Real American Beer Supports Live Music
“The methodology holds population constant precisely to surface this distinction,” Ali said.
But the trend extends beyond simple math. Ali believes many secondary cities maintain stronger traditions of participatory music culture than larger coastal markets.
“Appalachian folk and bluegrass culture in Asheville, blues and roots music in St. Louis, the funk and soul lineage of Minneapolis, and the jazz and R&B heritage of Kansas City and Cleveland all stem from traditions where music was made by ordinary people, not exported from a professional class,” she said.
Those traditions continue to create local engagement patterns rooted in participation rather than spectatorship. Affordability may also be contributing to the trend.
“Lower costs of living in cities like Asheville, Minneapolis, and St. Louis allow residents to invest time and money in music education, instrument ownership, and participation in local music scenes,” Ali noted.
For brands seeking highly engaged local audiences, those secondary cities may offer stronger community-level engagement than larger but more fragmented markets.
The Creator Economy Is Becoming More Decentralized
The report also reflects broader shifts happening across the creator economy. Ali sees DIY music learning and creator-led distribution as evidence that music culture is becoming increasingly decentralized and hyperlocal.
“YouTube, TikTok, and Instagram have created distribution channels where a guitarist from St. Louis or a singer from Atlanta can build an audience without label infrastructure, touring machinery, or major-market presence,” she said.
That dynamic increasingly resembles trends unfolding across local commerce more broadly, where creators, small businesses, and niche communities can build influence without relying on traditional media centers.
For agencies and multi-location brands, the implications extend beyond music. The Wiingy data suggests many national advertisers may still be over-indexing toward large coastal markets while underestimating secondary cities with disproportionately strong engagement signals.
“The evidence from the Wiingy study suggests brands and media companies are underinvesting in secondary cities with high engagement but lower visibility,” Ali said.
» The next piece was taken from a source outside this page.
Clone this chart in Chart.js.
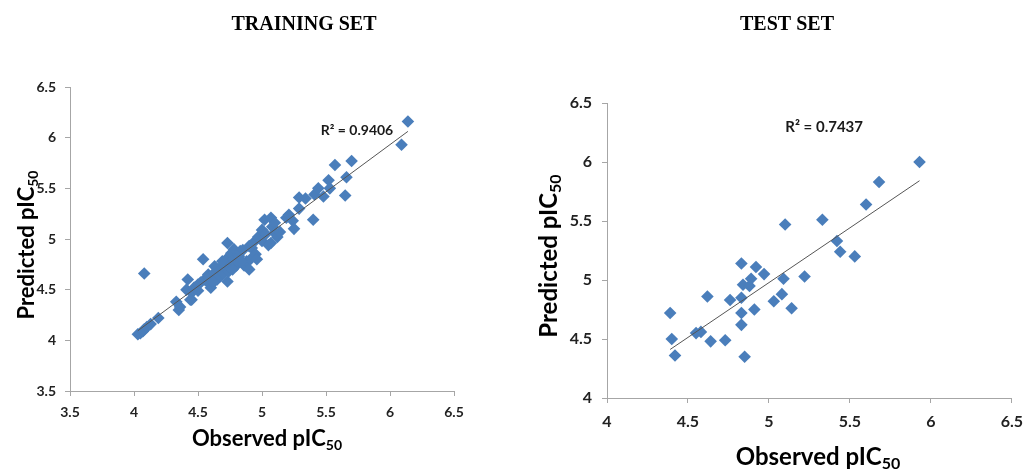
<!DOCTYPE html>
<html><head><meta charset="utf-8">
<script src="https://cdn.jsdelivr.net/npm/chart.js@4.4.1/dist/chart.umd.min.js"></script>
<style>
html,body{margin:0;padding:0;background:#fff;overflow:hidden;}
#wrap{position:relative;width:1032px;height:469px;}
canvas{position:absolute;top:0;}
</style></head><body>
<div id="wrap">
<canvas id="c1" width="516" height="469" style="left:0"></canvas>
<canvas id="c2" width="516" height="469" style="left:516px"></canvas>
</div>
<script>
// ---------- DATA ----------
const trainObserved = [4.03,4.05,4.07,4.08,4.10,4.13,4.19,4.08,4.33,4.35,4.36,4.41,4.42,4.45,4.45,4.47,4.50,4.50,4.54,4.55,
  4.57,4.58,4.59,4.60,4.63,4.63,4.65,4.67,4.68,4.70,4.70,4.72,4.73,4.73,4.74,4.75,4.76,4.76,4.78,4.78,
  4.80,4.82,4.83,4.85,4.86,4.88,4.90,4.90,4.91,4.92,4.93,4.95,4.96,4.97,5.00,5.00,5.02,5.03,5.05,5.07,
  5.07,5.08,5.10,5.10,5.12,5.14,5.19,5.21,5.24,5.25,5.29,5.29,5.34,5.40,5.41,5.44,5.48,5.52,5.53,5.57,
  5.65,5.66,5.70,6.09,6.14,4.52,4.62,4.69,4.77,4.84,4.44];
const trainPredicted = [4.06,4.07,4.09,4.11,4.13,4.16,4.22,4.66,4.38,4.30,4.33,4.50,4.60,4.40,4.47,4.52,4.55,4.49,4.80,4.60,
  4.58,4.65,4.62,4.52,4.67,4.73,4.60,4.63,4.70,4.66,4.75,4.80,4.96,4.58,4.68,4.72,4.86,4.76,4.90,4.80,
  4.74,4.83,4.88,4.89,4.74,4.78,4.93,4.70,4.80,4.91,4.96,4.85,4.80,5.02,5.09,4.98,5.19,5.05,4.94,5.21,
  4.96,5.12,5.16,5.06,5.02,5.07,5.21,5.24,5.18,5.10,5.30,5.41,5.40,5.19,5.44,5.50,5.42,5.58,5.50,5.73,
  5.43,5.61,5.77,5.93,6.16,4.57,4.57,4.78,4.70,4.78,4.40];
const testObserved = [4.83,4.92,4.97,4.89,4.84,4.88,5.09,5.22,4.62,4.76,4.83,5.03,5.08,5.14,4.39,4.83,4.91,
  4.83,4.55,4.58,4.40,4.64,4.73,4.42,4.85,5.93,5.68,5.60,5.10,5.33,5.42,5.44,5.53];
const testPredicted = [5.14,5.11,5.05,5.01,4.96,4.95,5.01,5.03,4.86,4.83,4.85,4.82,4.88,4.76,4.72,4.72,4.75,
  4.62,4.55,4.56,4.50,4.48,4.49,4.36,4.35,6.00,5.83,5.64,5.47,5.51,5.33,5.24,5.20];
const trainTicks = [3.5,4,4.5,5,5.5,6,6.5];
const testTicks = [4,4.5,5,5.5,6,6.5];
const r2Labels = ['R\u00B2 = 0.9406','R\u00B2 = 0.7437'];
const chartTitles = ['TRAINING SET','TEST SET'];

// ---------- helpers ----------
function pts(xs, ys){ return xs.map((x,i)=>({x:x, y:ys[i]})); }
function fitLine(xs, ys){
  const n = xs.length;
  const mx = xs.reduce((a,b)=>a+b,0)/n, my = ys.reduce((a,b)=>a+b,0)/n;
  let sxy=0, sxx=0;
  for(let i=0;i<n;i++){ sxy+=(xs[i]-mx)*(ys[i]-my); sxx+=(xs[i]-mx)*(xs[i]-mx); }
  const b = sxy/sxx, a = my-b*mx;
  const x0 = Math.min(...xs), x1 = Math.max(...xs);
  return [{x:x0,y:a+b*x0},{x:x1,y:a+b*x1}];
}
const FONT = 'Lato, "Open Sans", sans-serif';
function drawSub(ctx, main, sub, size){
  ctx.font = 'bold '+size+'px '+FONT;
  const w1 = ctx.measureText(main).width;
  ctx.font = 'bold '+Math.round(size*0.65)+'px '+FONT;
  const w2 = ctx.measureText(sub).width;
  const start = -(w1+w2)/2;
  ctx.textAlign='left'; ctx.textBaseline='middle';
  ctx.font = 'bold '+size+'px '+FONT;
  ctx.fillText(main, start, 0);
  ctx.font = 'bold '+Math.round(size*0.65)+'px '+FONT;
  ctx.fillText(sub, start+w1, size*0.3);
}
const textPlugin = {
  id:'texts',
  afterDraw(chart, args, o){
    const ctx = chart.ctx;
    ctx.save();
    ctx.fillStyle = '#000';
    ctx.font = 'bold 20px "Liberation Serif", "Times New Roman", serif';
    ctx.textAlign='center'; ctx.textBaseline='middle';
    ctx.fillText(o.title, o.titleX, o.titleY);
    ctx.fillStyle = '#1a1a1a';
    ctx.font = 'bold '+o.r2Size+'px '+FONT;
    ctx.fillText(o.r2, chart.scales.x.getPixelForValue(o.r2At[0]), chart.scales.y.getPixelForValue(o.r2At[1]));
    ctx.fillStyle = '#000';
    ctx.save(); ctx.translate(o.xtX, o.xtY); drawSub(ctx,'Observed pIC','50',o.atSize); ctx.restore();
    ctx.save(); ctx.translate(o.ytX, o.ytY); ctx.rotate(-Math.PI/2); drawSub(ctx,'Predicted pIC','50',o.atSize); ctx.restore();
    ctx.restore();
  }
};

function makeChart(id, obs, pred, ticks, cfg){
  const axisCommon = (tickSize, pad) => ({
    type:'linear',
    min: ticks[0], max: ticks[ticks.length-1],
    ticks:{ stepSize:0.5, color:'#222', font:{family:FONT, size:tickSize, weight:'bold'}, padding:pad,
            callback: v => String(Math.round(v*10)/10) },
    grid:{ drawOnChartArea:false, drawTicks:true, tickLength:5, color:'#a6a6a6', lineWidth:1 },
    border:{ display:true, color:'#a6a6a6', width:1 }
  });
  const xAxis = axisCommon(cfg.tickSize, cfg.xPad);
  xAxis.position='bottom';
  xAxis.afterFit = s => { s.height = cfg.xH; };
  const yAxis = axisCommon(cfg.tickSize, cfg.yPad);
  yAxis.position='left';
  yAxis.afterFit = s => { s.width = cfg.yW; };
  return new Chart(document.getElementById(id), {
    type:'scatter',
    data:{ datasets:[
      { type:'line', data: fitLine(obs,pred), borderColor:'#555', borderWidth:1, pointRadius:0, order:0, fill:false },
      { data: pts(obs,pred), pointStyle:'rectRot', pointRadius:6.3, backgroundColor:'#4a7ebb', borderColor:'#4a7ebb', borderWidth:0, order:1 }
    ]},
    options:{
      responsive:false, animation:false, devicePixelRatio:1,
      layout:{ padding:{ left:0, top:cfg.top, right:cfg.right, bottom:0 } },
      plugins:{ legend:{display:false}, tooltip:{enabled:false}, title:{display:false}, texts: cfg.texts },
      scales:{ x:xAxis, y:yAxis }
    },
    plugins:[textPlugin]
  });
}

makeChart('c1', trainObserved, trainPredicted, trainTicks, {
  tickSize:14, xPad:8, yPad:9, xH:78, yW:70, top:87, right:62,
  texts:{ title:chartTitles[0], titleX:304, titleY:25, r2:r2Labels[0], r2At:[5.742,6.069], r2Size:14,
          xtX:267, xtY:439, ytX:27, ytY:245, atSize:22 }
});
makeChart('c2', testObserved, testPredicted, testTicks, {
  tickSize:16, xPad:9, yPad:10, xH:71, yW:91, top:103, right:13,
  texts:{ title:chartTitles[1], titleX:271, titleY:25, r2:r2Labels[1], r2At:[5.341,6.297], r2Size:15,
          xtX:302, xtY:457, ytX:33, ytY:256, atSize:24 }
});
</script>
</body></html>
Despite Asheville producing more than four times New York’s per-capita music engagement, advertising investment patterns remain heavily concentrated around scale and media infrastructure.
“Advertising spending has historically correlated with raw market size, demographic wealth, and media infrastructure rather than per-capita engagement,” Ali explained.
But as AI-driven discovery, local search behavior, and consumer intent data become more central to marketing strategy, hyperlocal audience engagement may become increasingly difficult for brands to ignore. In that environment, the cities generating the deepest participation behavior, not simply the loudest cultural reputation, could become some of the most valuable local markets in America.